Short- and Long-Term Effects of Natural Hazards

Natural hazards do not affect all regions equally. The impact often depends on the development level of the area.

 Short-term effects can include: Loss of power and communications, Damage to water and sewage systems, Infrastructure damage (roads, bridges, buildings), Financial losses, Injuries and sickness, Death

Long-term effects are often worse in less developed regions: Economic collapse, Prolonged homelessness and displacement, Disease outbreaks, Limited ability to recover and rebuild

More developed areas usually have resources to avoid or minimize long-term effects. Less developed areas may see short-term disasters turn into long-term crises.

 Hazard Mitigation

Mitigation means taking steps to reduce the damage that disasters cause. It aims to save lives and protect property.

• Structural Mitigation: Dams, dikes, levees, containment ponds: Control or hold back floodwaters

Storm shelters: Protect people during tornadoes and severe storms

• Nonstructural Mitigation: Building codes: Rules about construction materials and methods to improve safety (e.g., earthquake-resistant designs)

Zoning ordinances: Decide where buildings can be built to reduce risk

Land-use planning: Avoid building in high-risk areas like floodplains or fault lines

Example: San Francisco, near a major fault, has strict earthquake-resistant building codes.

Natural Resources

 Materials or energy sources found in nature that humans use for survival and development.

 Types of Resources:

• Renewable Resources: These can naturally replenish or be managed sustainably. Examples: Wind, Sunlight, Waves, Air, Forests, Soil, Water, Fish, Wildlife. Require proper management to remain sustainable.
•  Nonrenewable Resources: These exist in limited quantities and take millions of years to form. Once used, they cannot be quickly replaced.

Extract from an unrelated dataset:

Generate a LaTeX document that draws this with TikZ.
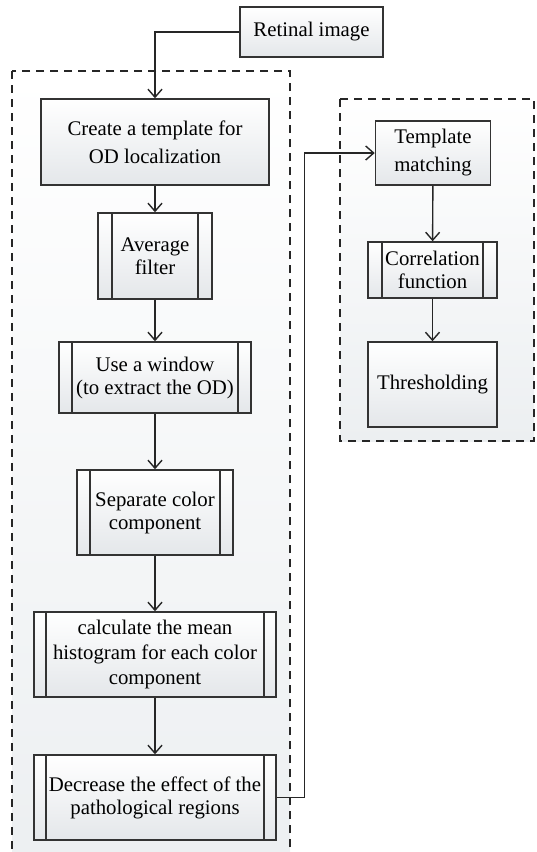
\documentclass[tikz,border=0pt]{standalone}
\usepackage{fontspec}
\setmainfont{Liberation Serif}
\usetikzlibrary{arrows.meta}
\definecolor{boxbot}{RGB}{228,231,234}
\definecolor{areabot}{RGB}{236,239,241}

\begin{document}
\begin{tikzpicture}[x=0.5pt,y=-0.5pt,
  procbox/.style={draw=black!80, line width=0.75pt, top color=white, bottom color=boxbot,
    inner sep=0pt, align=center, font=\fontsize{10.4}{11.5}\selectfont},
  wide/.style={font=\fontsize{10.4}{14}\selectfont},
  subproc/.style={procbox, path picture={
    \draw[black!80, line width=0.75pt]
      ([xshift=#1]path picture bounding box.north west) -- ([xshift=#1]path picture bounding box.south west)
      ([xshift=-#1]path picture bounding box.north east) -- ([xshift=-#1]path picture bounding box.south east);}},
  subproc/.default=6.5pt,
  area/.style={draw=black!85, dashed, dash pattern=on 4pt off 3pt, line width=0.6pt, top color=white, bottom color=areabot},
  arr/.style={-{Straight Barb[length=4pt,width=7pt]}, line width=0.7pt, black!85}]
\useasboundingbox (0,0) rectangle (536,852);
\clip (0,0) rectangle (536,852);

% Dashed areas
\draw[area] (12,71) rectangle (290,880);
\draw[area] (340,99) rectangle (534,441);

% Left column
\node[procbox, minimum width=71.5pt, minimum height=25pt] (ret) at (311.5,32) {Retinal image};
\node[procbox, wide, minimum width=114pt, minimum height=43pt] (create) at (155,142) {Create a template for\\OD localization};
\node[subproc=7pt, minimum width=57pt, minimum height=43pt] (avg) at (155,256) {Average\\filter};
\node[subproc, minimum width=96pt, minimum height=35.5pt] (win) at (155,377.5) {Use a window\\(to extract the OD)};
\node[subproc, minimum width=78pt, minimum height=42.5pt] (sep) at (155,512.5) {Separate color\\component};
\node[subproc=6pt, font=\fontsize{10.4}{12.3}\selectfont, minimum width=121pt, minimum height=42.5pt] (mean) at (155,654.5) {calculate the mean\\histogram for each color\\component};
\node[subproc=6pt, minimum width=121pt, minimum height=42.5pt] (dec) at (155,797.5) {Decrease the effect of the\\pathological regions};

% Right column
\node[procbox, wide, minimum width=57.5pt, minimum height=32pt] (tm) at (433,153) {Template\\matching};
\node[subproc=7pt, minimum width=64.5pt, minimum height=28pt] (corr) at (432.5,270) {Correlation\\function};
\node[procbox, minimum width=64.5pt, minimum height=42.5pt] (thr) at (432.5,384.5) {Thresholding};

% Connectors
\draw[arr] (ret.west) -| (create.north);
\draw[arr] (create) -- (avg);
\draw[arr] (avg) -- (win);
\draw[arr] (win) -- (sep);
\draw[arr] (sep) -- (mean);
\draw[arr] (mean) -- (dec);
\draw[arr] (dec.east) -- ++(28,0) |- (tm.west);
\draw[arr] (tm) -- (corr);
\draw[arr] (corr) -- (thr);
\end{tikzpicture}
\end{document}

Examples: Minerals (iron ore, diamonds), Fossil fuels (oil, coal, natural gas), Nuclear fuel minerals (uranium, plutonium)

 Extraction: Mining: Removes minerals from rocks.

Drilling and hydraulic fracturing: Used to extract oil and natural gas from porous rocks like sandstone and limestone.

 Fossil Fuels

Created over millions of years from the remains of plants and animals. Pressure and heat transformed this organic matter into oil, coal, and natural gas. Main energy sources for transportation, heating, and electricity. Oil may run out in ~50 years. Coal reserves may last ~300 years. Likewise extraction can harm the environment.

Sustainability of Resources

As nonrenewable resources become harder to find and use, we must focus on sustainability. sustainability is using resources in ways that meet our needs without preventing future generations from meeting theirs.

 Steps for Sustainability:

• Improve fuel efficiency.
• Reduce reliance on nonrenewable energy.
• Invest in renewable energy sources.
• Carefully manage renewable resources (e.g., sustainable forestry, fisheries).
• Reduce waste and pollution.

It’s up to individuals, communities, businesses, and governments to ensure resources last for future generations.